Carabiniere condannato per usura dopo le accuse dell'amico, 13 anni dopo la revisione del processo lo assolve
Giuseppe Di Risio, 58 anni, di Casalbordino, ha vissuto un incubo ed è stato anche sospeso dal servizio, finendo in carcere per un reato che, è stato dimostrato oggi, non ha mai commesso
Ci sono voluti 13 anni e la revisione del processo, ma alla fine Giuseppe Di Risio, 58 anni, di Casalbordino, all'epoca brigadiere dei carabinieri in servizio alla compagnia di Atessa, è stato assolto dalle accuse che gli venivano mosse.
È l'agenzia Adnkronos a raccontare l'odissea giudiziaria dell'uomo, che nel 2008 venne arrestato per usura promessa e, in seguito, condannato in tutti e tre gradi di giudizio. Oggi, la Corte d'appello di Campobasso, dopo aver accolto la richiesta di revisione processuale, lo ha assolto, cancellando ogni accusa a suo carico.
"Ho dedicato all'Arma dei carabinieri - dice Di Risio all'Adnkronos - 32 anni di onorata carriera, inficiata da questa vicenda che mi ha distrutto a livello professionale, sociale e patrimoniale. Adesso mi auguro di ricominciare a vivere".
Nel 2008, l'allora carabiniere venne prelevato a casa e condotto nel carcere militare di Santa Maria Capua Vetere. Un fulmine a ciel sereno che turbò la serenità della sua famiglia e la sua vita lavorativa, dato che venne sospeso dal servizio.
Di Risio era stato arrestato dopo le accuse mosse a suo carico da un imprenditore suo amico, a cui aveva prestato denaro. Questi lo aveva denunciato, raccontando che il carabiniere, fra il 2006 e il 2008, gli aveva prestato alcune somme, per cui chiedeva tassi d'interesse che arrivavano addirittura al 240%.
Nel 2013, il tribunale di Lanciano lo condannò a 3 anni di reclusione più altri 9 mesi per il reato di falsità in annotazioni di servizio. La pena venne confermata dalla Corte d'Appello dell'Aquila e successivamente dalla Cassazione, che l'ha ridotta a 3 anni e 8 mesi.
Il sottufficiale, che non ha mai smesso di dichiararsi innocente, ha continuato a combattere per dimostrare di non aver mai commesso i fatti che gli venivano contestati.
È emerso che era stato lui a contrarre prestiti con le banche, per aiutare l'amico che gli aveva chiesto aiuto per i suoi problemi finanziari.
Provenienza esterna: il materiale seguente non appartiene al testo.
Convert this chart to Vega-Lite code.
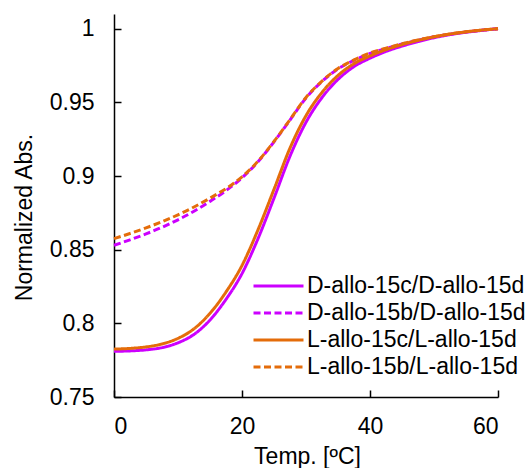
{
  "$schema": "https://vega.github.io/schema/vega-lite/v6.json",
  "width": 384,
  "height": 383,
  "autosize": {"type": "none"},
  "padding": {"left": 114, "top": 14, "right": 32, "bottom": 71},
  "config": {
    "view": {"stroke": null},
    "font": "Liberation Sans",
    "axis": {"grid": false, "domainColor": "#000000", "domainWidth": 1.5, "tickColor": "#000000", "tickWidth": 1.5, "labelColor": "#000000", "titleColor": "#000000", "labelFontSize": 23, "titleFontSize": 23, "titleFontWeight": "normal", "labelFont": "Liberation Sans", "titleFont": "Liberation Sans"}
  },
  "datasets": {
    "curves": [
      {"t":0,"v":0.7810,"s":"D-allo-15c/D-allo-15d"},{"t":2.5,"v":0.7813,"s":"D-allo-15c/D-allo-15d"},{"t":5,"v":0.7820,"s":"D-allo-15c/D-allo-15d"},{"t":7.5,"v":0.7835,"s":"D-allo-15c/D-allo-15d"},{"t":10,"v":0.7868,"s":"D-allo-15c/D-allo-15d"},{"t":12.5,"v":0.7925,"s":"D-allo-15c/D-allo-15d"},{"t":15,"v":0.8023,"s":"D-allo-15c/D-allo-15d"},{"t":17.5,"v":0.8163,"s":"D-allo-15c/D-allo-15d"},{"t":20,"v":0.8338,"s":"D-allo-15c/D-allo-15d"},{"t":22.5,"v":0.8575,"s":"D-allo-15c/D-allo-15d"},{"t":25,"v":0.8850,"s":"D-allo-15c/D-allo-15d"},{"t":27.5,"v":0.9135,"s":"D-allo-15c/D-allo-15d"},{"t":30,"v":0.9365,"s":"D-allo-15c/D-allo-15d"},{"t":32.5,"v":0.9533,"s":"D-allo-15c/D-allo-15d"},{"t":35,"v":0.9656,"s":"D-allo-15c/D-allo-15d"},{"t":37.5,"v":0.9743,"s":"D-allo-15c/D-allo-15d"},{"t":40,"v":0.9800,"s":"D-allo-15c/D-allo-15d"},{"t":42.5,"v":0.9846,"s":"D-allo-15c/D-allo-15d"},{"t":45,"v":0.9882,"s":"D-allo-15c/D-allo-15d"},{"t":47.5,"v":0.9913,"s":"D-allo-15c/D-allo-15d"},{"t":50,"v":0.9939,"s":"D-allo-15c/D-allo-15d"},{"t":52.5,"v":0.9960,"s":"D-allo-15c/D-allo-15d"},{"t":55,"v":0.9976,"s":"D-allo-15c/D-allo-15d"},{"t":57.5,"v":0.9989,"s":"D-allo-15c/D-allo-15d"},{"t":60,"v":1.0,"s":"D-allo-15c/D-allo-15d"},
      {"t":0,"v":0.8530,"s":"D-allo-15b/D-allo-15d"},{"t":2.5,"v":0.8567,"s":"D-allo-15b/D-allo-15d"},{"t":5,"v":0.8607,"s":"D-allo-15b/D-allo-15d"},{"t":7.5,"v":0.8652,"s":"D-allo-15b/D-allo-15d"},{"t":10,"v":0.8703,"s":"D-allo-15b/D-allo-15d"},{"t":12.5,"v":0.8761,"s":"D-allo-15b/D-allo-15d"},{"t":15,"v":0.8828,"s":"D-allo-15b/D-allo-15d"},{"t":17.5,"v":0.8901,"s":"D-allo-15b/D-allo-15d"},{"t":20,"v":0.8988,"s":"D-allo-15b/D-allo-15d"},{"t":22.5,"v":0.9097,"s":"D-allo-15b/D-allo-15d"},{"t":25,"v":0.9232,"s":"D-allo-15b/D-allo-15d"},{"t":27.5,"v":0.9380,"s":"D-allo-15b/D-allo-15d"},{"t":30,"v":0.9530,"s":"D-allo-15b/D-allo-15d"},{"t":32.5,"v":0.9642,"s":"D-allo-15b/D-allo-15d"},{"t":35,"v":0.9727,"s":"D-allo-15b/D-allo-15d"},{"t":37.5,"v":0.9785,"s":"D-allo-15b/D-allo-15d"},{"t":40,"v":0.9832,"s":"D-allo-15b/D-allo-15d"},{"t":42.5,"v":0.9866,"s":"D-allo-15b/D-allo-15d"},{"t":45,"v":0.9896,"s":"D-allo-15b/D-allo-15d"},{"t":47.5,"v":0.9922,"s":"D-allo-15b/D-allo-15d"},{"t":50,"v":0.9945,"s":"D-allo-15b/D-allo-15d"},{"t":52.5,"v":0.9963,"s":"D-allo-15b/D-allo-15d"},{"t":55,"v":0.9978,"s":"D-allo-15b/D-allo-15d"},{"t":57.5,"v":0.9990,"s":"D-allo-15b/D-allo-15d"},{"t":60,"v":1.0,"s":"D-allo-15b/D-allo-15d"},
      {"t":0,"v":0.7825,"s":"L-allo-15c/L-allo-15d"},{"t":2.5,"v":0.7830,"s":"L-allo-15c/L-allo-15d"},{"t":5,"v":0.7840,"s":"L-allo-15c/L-allo-15d"},{"t":7.5,"v":0.7860,"s":"L-allo-15c/L-allo-15d"},{"t":10,"v":0.7898,"s":"L-allo-15c/L-allo-15d"},{"t":12.5,"v":0.7963,"s":"L-allo-15c/L-allo-15d"},{"t":15,"v":0.8068,"s":"L-allo-15c/L-allo-15d"},{"t":17.5,"v":0.8213,"s":"L-allo-15c/L-allo-15d"},{"t":20,"v":0.8393,"s":"L-allo-15c/L-allo-15d"},{"t":22.5,"v":0.8635,"s":"L-allo-15c/L-allo-15d"},{"t":25,"v":0.8910,"s":"L-allo-15c/L-allo-15d"},{"t":27.5,"v":0.9190,"s":"L-allo-15c/L-allo-15d"},{"t":30,"v":0.9410,"s":"L-allo-15c/L-allo-15d"},{"t":32.5,"v":0.9568,"s":"L-allo-15c/L-allo-15d"},{"t":35,"v":0.9683,"s":"L-allo-15c/L-allo-15d"},{"t":37.5,"v":0.9763,"s":"L-allo-15c/L-allo-15d"},{"t":40,"v":0.9815,"s":"L-allo-15c/L-allo-15d"},{"t":42.5,"v":0.9858,"s":"L-allo-15c/L-allo-15d"},{"t":45,"v":0.9892,"s":"L-allo-15c/L-allo-15d"},{"t":47.5,"v":0.9921,"s":"L-allo-15c/L-allo-15d"},{"t":50,"v":0.9945,"s":"L-allo-15c/L-allo-15d"},{"t":52.5,"v":0.9964,"s":"L-allo-15c/L-allo-15d"},{"t":55,"v":0.9979,"s":"L-allo-15c/L-allo-15d"},{"t":57.5,"v":0.9991,"s":"L-allo-15c/L-allo-15d"},{"t":60,"v":1.0,"s":"L-allo-15c/L-allo-15d"},
      {"t":0,"v":0.8575,"s":"L-allo-15b/L-allo-15d"},{"t":2.5,"v":0.8610,"s":"L-allo-15b/L-allo-15d"},{"t":5,"v":0.8648,"s":"L-allo-15b/L-allo-15d"},{"t":7.5,"v":0.8690,"s":"L-allo-15b/L-allo-15d"},{"t":10,"v":0.8737,"s":"L-allo-15b/L-allo-15d"},{"t":12.5,"v":0.8790,"s":"L-allo-15b/L-allo-15d"},{"t":15,"v":0.8850,"s":"L-allo-15b/L-allo-15d"},{"t":17.5,"v":0.8915,"s":"L-allo-15b/L-allo-15d"},{"t":20,"v":0.8995,"s":"L-allo-15b/L-allo-15d"},{"t":22.5,"v":0.9100,"s":"L-allo-15b/L-allo-15d"},{"t":25,"v":0.9235,"s":"L-allo-15b/L-allo-15d"},{"t":27.5,"v":0.9383,"s":"L-allo-15b/L-allo-15d"},{"t":30,"v":0.9533,"s":"L-allo-15b/L-allo-15d"},{"t":32.5,"v":0.9645,"s":"L-allo-15b/L-allo-15d"},{"t":35,"v":0.9730,"s":"L-allo-15b/L-allo-15d"},{"t":37.5,"v":0.9788,"s":"L-allo-15b/L-allo-15d"},{"t":40,"v":0.9835,"s":"L-allo-15b/L-allo-15d"},{"t":42.5,"v":0.9868,"s":"L-allo-15b/L-allo-15d"},{"t":45,"v":0.9898,"s":"L-allo-15b/L-allo-15d"},{"t":47.5,"v":0.9924,"s":"L-allo-15b/L-allo-15d"},{"t":50,"v":0.9946,"s":"L-allo-15b/L-allo-15d"},{"t":52.5,"v":0.9964,"s":"L-allo-15b/L-allo-15d"},{"t":55,"v":0.9979,"s":"L-allo-15b/L-allo-15d"},{"t":57.5,"v":0.9991,"s":"L-allo-15b/L-allo-15d"},{"t":60,"v":1.0,"s":"L-allo-15b/L-allo-15d"}
    ]
  },
  "data": {"name": "curves"},
  "resolve": {"axis": {"x": "independent", "y": "independent"}},
  "layer": [
    {
      "mark": {"type": "line", "interpolate": "monotone", "strokeWidth": 3},
      "encoding": {
        "x": {
          "field": "t", "type": "quantitative",
          "scale": {"domain": [0, 60], "nice": false, "zero": false},
          "axis": {"orient": "bottom", "values": [0, 20, 40, 60], "format": "d", "ticks": false, "tickSize": 0, "labelPadding": 18, "title": "Temp. [ºC]", "titleX": 193, "titleY": 66, "titleBaseline": "alphabetic", "titleAnchor": "middle", "titleAlign": "center"}
        },
        "y": {
          "field": "v", "type": "quantitative",
          "scale": {"domain": [0.75, 1.01], "nice": false, "zero": false},
          "axis": {"orient": "left", "values": [0.75, 0.8, 0.85, 0.9, 0.95, 1], "format": "~g", "ticks": false, "tickSize": 0, "labelPadding": 20, "title": "Normalized Abs.", "titleX": -83, "titleY": 203, "titleAngle": -90, "titleBaseline": "alphabetic", "titleAlign": "center"}
        },
        "color": {
          "field": "s", "type": "nominal",
          "scale": {
            "domain": ["D-allo-15c/D-allo-15d", "D-allo-15b/D-allo-15d", "L-allo-15c/L-allo-15d", "L-allo-15b/L-allo-15d"],
            "range": ["#CC00FF", "#CC00FF", "#E46C0A", "#E46C0A"]
          },
          "legend": {
            "title": null, "orient": "none", "legendX": 164, "legendY": 258.5, "padding": 0,
            "symbolType": "M-3.1667,0L1,0", "symbolSize": 576, "symbolStrokeWidth": 3,
            "labelFontSize": 23, "labelFont": "Liberation Sans", "labelColor": "#000000", "labelLimit": 300, "labelOffset": 2, "rowPadding": 1
          }
        },
        "strokeDash": {
          "field": "s", "type": "nominal",
          "scale": {
            "domain": ["D-allo-15c/D-allo-15d", "D-allo-15b/D-allo-15d", "L-allo-15c/L-allo-15d", "L-allo-15b/L-allo-15d"],
            "range": [[1, 0], [7, 3.5], [1, 0], [7, 3.5]]
          },
          "legend": {
            "title": null, "orient": "none", "legendX": 164, "legendY": 258.5, "padding": 0,
            "symbolType": "M-3.1667,0L1,0", "symbolSize": 576, "symbolStrokeWidth": 3,
            "labelFontSize": 23, "labelFont": "Liberation Sans", "labelColor": "#000000", "labelLimit": 300, "labelOffset": 2, "rowPadding": 1
          }
        }
      }
    },
    {
      "mark": {"type": "point", "opacity": 0},
      "encoding": {
        "x": {
          "field": "t", "type": "quantitative",
          "axis": {"orient": "bottom", "offset": -7, "values": [0, 20, 40, 60], "domain": false, "labels": false, "title": null, "ticks": true, "tickSize": 7}
        },
        "y": {
          "field": "v", "type": "quantitative",
          "axis": {"orient": "left", "offset": -7, "values": [0.75, 0.8, 0.85, 0.9, 0.95, 1], "domain": false, "labels": false, "title": null, "ticks": true, "tickSize": 7}
        }
      }
    }
  ]
}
Prestiti arrivati, nel giro di breve, a 120mila euro.
Ma quando Di Risio ha cercato di riavere indietro quelle somme, anche perché doveva restituirle alle banche, l'amico lo ha denunciato per usura.
A quel punto, sono scattate le manette: prima il carcere, poi gli arresti domiciliari e infine l'affidamento ai servizi sociali, arrivando a scontare quasi del tutto la pena.
Il suo avvocato, Giuliana De Nicola, di Pescara, indagando, è riuscita a scovare, filmati, registrazioni e documenti mai entrati nel fascicolo processuale e che, di recente, hanno indotto i giudici alla revisione del processo. Nuove prove e testimonianze prodotte in aula, lo hanno scagionato definitivamente.
Come riporta l'Adnkrons, la Corte d'Appello di Campobasso, con sentenza del 4 marzo 2021 e depositata il 3 maggio 2021, ha cancellato ogni condanna perché "il fatto non sussiste". I giudici hanno anche stabilito, a suo favore, "la restituzione delle somme pagate in esecuzione della condanna e per spese processuali e di mantenimento, nonché per risarcimento del danno in riferimento al reato di usura".
Adesso Di Risio chiederà i danni allo Stato per la carcerazione e la sofferenza patite.